La seconde raison, elle est à trouver du côté des acteurs locaux qui sont soumis à des contraintes contradictoires à partir desquelles ils ne parviennent pas à dessiner de nouveaux équilibres. Pour le maire d'une commune de banlieue, ouvrir les « bonifications » de droits à construire, c'est donner le signal de la densification qui lui aliénera toute la clientèle, nombreuse stable et influente, des quartiers pavillonnaires. Pour le maire d'une commune rurale, renoncer à la transformation d'une activité agricole en entrepôt logistique, s'est renoncer à de nombreuses ressources fiscales, mais pas uniquement, et faire passer un message auprès des agriculteurs proches de la retraite qui ne permettra pas la valorisation de leur patrimoine. Pour le maire d'une commune centre, sanctuariser le cœur de cité, s'est externaliser les contraintes, par les transferts de populations défavorisées, d'activités productrices de nuisances, grâce à l'augmentation de la valorisation foncière.

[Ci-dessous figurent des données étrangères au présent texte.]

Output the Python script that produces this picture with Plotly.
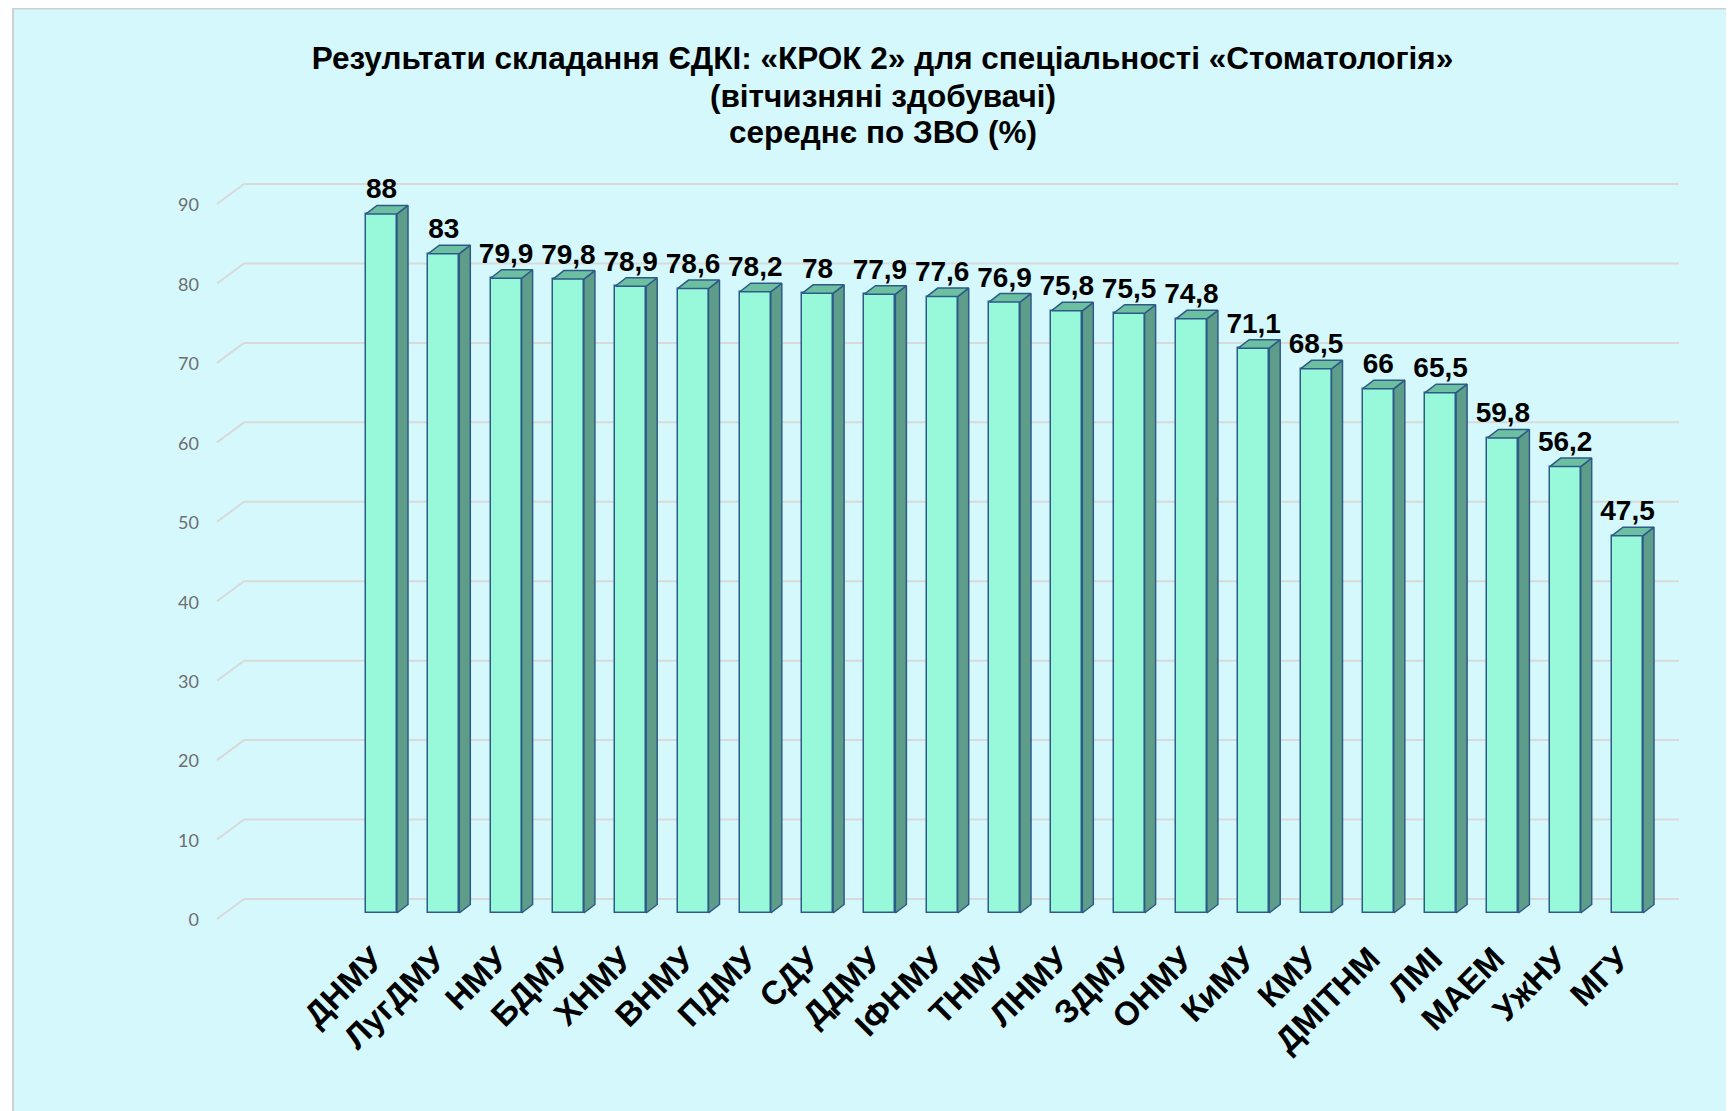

Aucun de ces enjeux n'est aujourd'hui véritablement pris en compte, et ce ne sont pas les mesurettes de la loi Grenelle 2, s'il est un jour finalement adopté, qui y changeront grand-chose. Si l'on veut aujourd'hui que l'urbanisme puisse devenir un des outils efficaces de politiques publiques écologiquement responsables, il faut d'abord que l'État cesse de rationaliser et offre à tous les acteurs des outils puissants et performants, au risque d'entrer en conflit avec les intérêts de courte vue.

Il faut aussi savoir lutter, non pas contre la décentralisation, mais contre l'immobilisme des acteurs locaux. Qu'on y songe, plus de 10 ans après la relance de l'intercommunalité les communautés  d'agglomération ne sont toujours pas compétentes, sauf exception, pour réaliser les plans locaux d'urbanisme, et il faudra sans doute attendre l'horizon 2015 pour voire émerger les tous premiers de ces plans et l'horizon 2025 pour qu'ils soient généralisés !

C'est donc peu dire que l'urbanisme écologiquement responsable a aujourd'hui besoin d'une action énergique de l'État. Or, à l'heure où l'on parle de nouveau de réforme du droit de l'urbanisme, on ne voit guère s'engager un mouvement en ce sens.